[Exercise prompt] Gather every line of the entries that includes the word "this".

[Data shown]
====

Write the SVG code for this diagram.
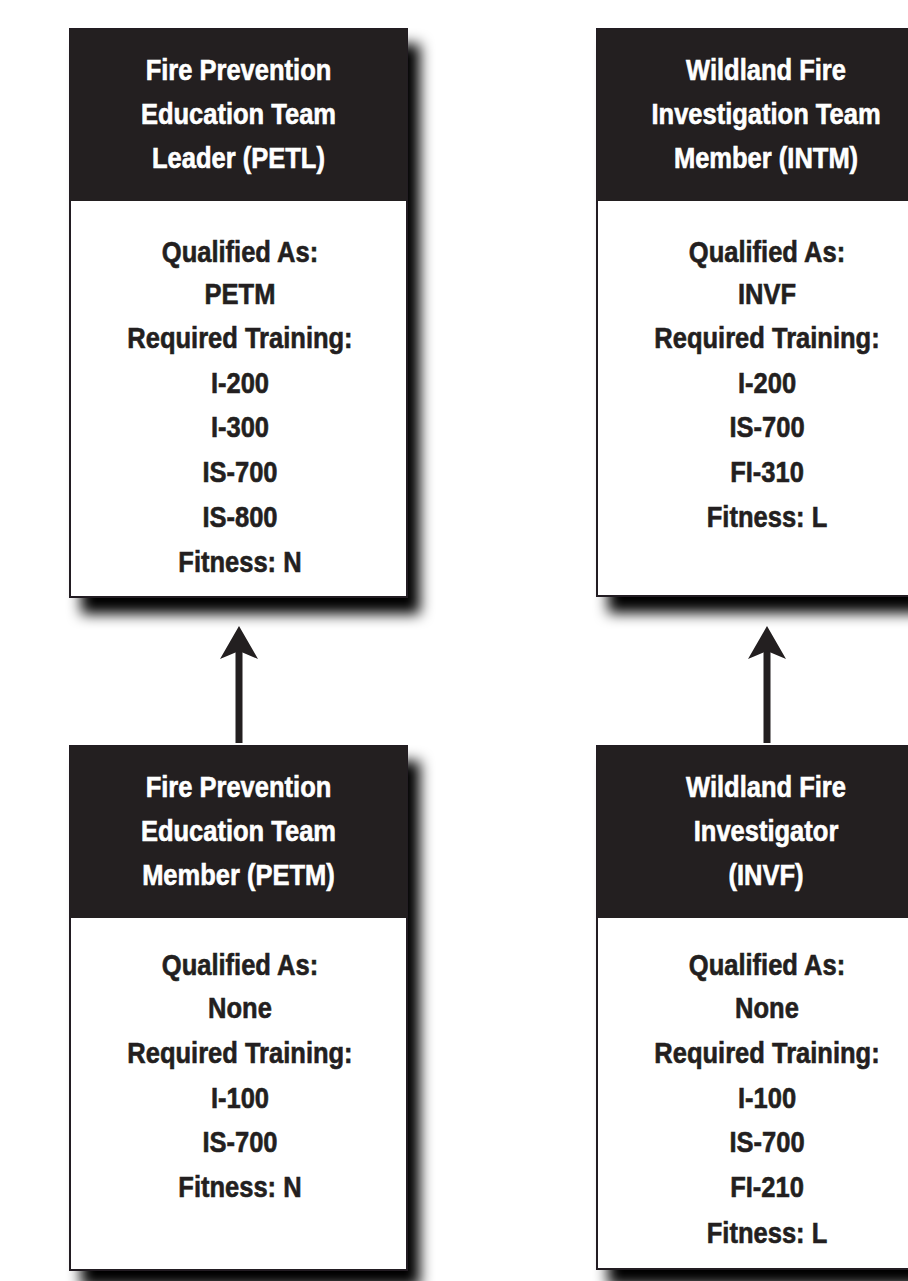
<svg xmlns="http://www.w3.org/2000/svg" width="908" height="1281" viewBox="0 0 908 1281">
<style>
.box{fill:#fff;stroke:#231f20;stroke-width:2}
.hdr{fill:#231f20}
text{font-family:"Liberation Sans",Arial,sans-serif;font-weight:bold;font-size:29px;text-anchor:middle;stroke-width:0.6px}
.h{fill:#fff;stroke:#fff}
.b{fill:#231f20;stroke:#231f20}
.conn{fill:#231f20}
</style>
<defs>
<filter id="sh" x="-20%" y="-20%" width="150%" height="150%">
<feGaussianBlur in="SourceAlpha" stdDeviation="7"/>
<feOffset dx="12" dy="16" result="o"/>
<feComponentTransfer><feFuncA type="linear" slope="1"/></feComponentTransfer>
<feMerge><feMergeNode/><feMergeNode in="SourceGraphic"/></feMerge>
</filter>
</defs>
<rect width="908" height="1281" fill="#fff"/>

<g id="connectors">
<rect class="conn" x="235.5" y="650" width="7" height="93"/>
<path class="conn" d="M239 626 L258 659 L239 651 L220 659 Z"/>
<rect class="conn" x="763.5" y="650" width="7" height="93"/>
<path class="conn" d="M767 626 L786 659 L767 651 L748 659 Z"/>
</g>

<g id="node-petl">
<g filter="url(#sh)">
<rect class="box" x="70" y="29" width="337" height="568"/>
</g>
<rect class="hdr" x="70" y="29" width="337" height="172"/>
<g transform="scale(0.88,1)">
<text class="h" x="271" y="80">Fire Prevention</text>
<text class="h" x="271" y="124">Education Team</text>
<text class="h" x="271" y="168">Leader (PETL)</text>
<text class="b" x="272.7" y="262">Qualified As:</text>
<text class="b" x="272.7" y="304">PETM</text>
<text class="b" x="272.7" y="348">Required Training:</text>
<text class="b" x="272.7" y="393">I-200</text>
<text class="b" x="272.7" y="437">I-300</text>
<text class="b" x="272.7" y="482">IS-700</text>
<text class="b" x="272.7" y="527">IS-800</text>
<text class="b" x="272.7" y="572">Fitness: N</text>
</g>
</g>

<g id="node-intm">
<g filter="url(#sh)">
<rect class="box" x="597" y="29" width="337" height="567"/>
</g>
<rect class="hdr" x="597" y="29" width="337" height="172"/>
<g transform="scale(0.88,1)">
<text class="h" x="870.5" y="80">Wildland Fire</text>
<text class="h" x="870.5" y="124">Investigation Team</text>
<text class="h" x="870.5" y="168">Member (INTM)</text>
<text class="b" x="871.6" y="262">Qualified As:</text>
<text class="b" x="871.6" y="304">INVF</text>
<text class="b" x="871.6" y="348">Required Training:</text>
<text class="b" x="871.6" y="393">I-200</text>
<text class="b" x="871.6" y="437">IS-700</text>
<text class="b" x="871.6" y="482">FI-310</text>
<text class="b" x="871.6" y="527">Fitness: L</text>
</g>
</g>

<g id="node-petm">
<g filter="url(#sh)">
<rect class="box" x="70" y="746" width="337" height="524"/>
</g>
<rect class="hdr" x="70" y="746" width="337" height="172"/>
<g transform="scale(0.88,1)">
<text class="h" x="271" y="797">Fire Prevention</text>
<text class="h" x="271" y="841">Education Team</text>
<text class="h" x="271" y="885">Member (PETM)</text>
<text class="b" x="272.7" y="975">Qualified As:</text>
<text class="b" x="272.7" y="1018">None</text>
<text class="b" x="272.7" y="1063">Required Training:</text>
<text class="b" x="272.7" y="1108">I-100</text>
<text class="b" x="272.7" y="1152">IS-700</text>
<text class="b" x="272.7" y="1197">Fitness: N</text>
</g>
</g>

<g id="node-invf">
<g filter="url(#sh)">
<rect class="box" x="597" y="746" width="337" height="523"/>
</g>
<rect class="hdr" x="597" y="746" width="337" height="172"/>
<g transform="scale(0.88,1)">
<text class="h" x="870.5" y="797">Wildland Fire</text>
<text class="h" x="870.5" y="841">Investigator</text>
<text class="h" x="870.5" y="885">(INVF)</text>
<text class="b" x="871.6" y="975">Qualified As:</text>
<text class="b" x="871.6" y="1018">None</text>
<text class="b" x="871.6" y="1063">Required Training:</text>
<text class="b" x="871.6" y="1108">I-100</text>
<text class="b" x="871.6" y="1152">IS-700</text>
<text class="b" x="871.6" y="1197">FI-210</text>
<text class="b" x="871.6" y="1243">Fitness: L</text>
</g>
</g>
</svg>
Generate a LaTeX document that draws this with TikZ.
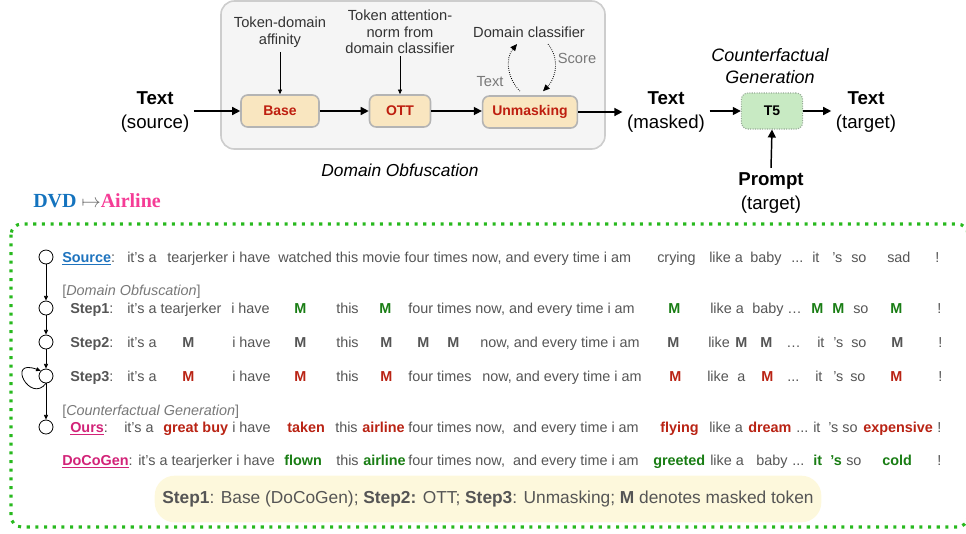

====

[Problem solution]
Write the SVG code for this diagram.
Generate a LaTeX document that draws this with TikZ.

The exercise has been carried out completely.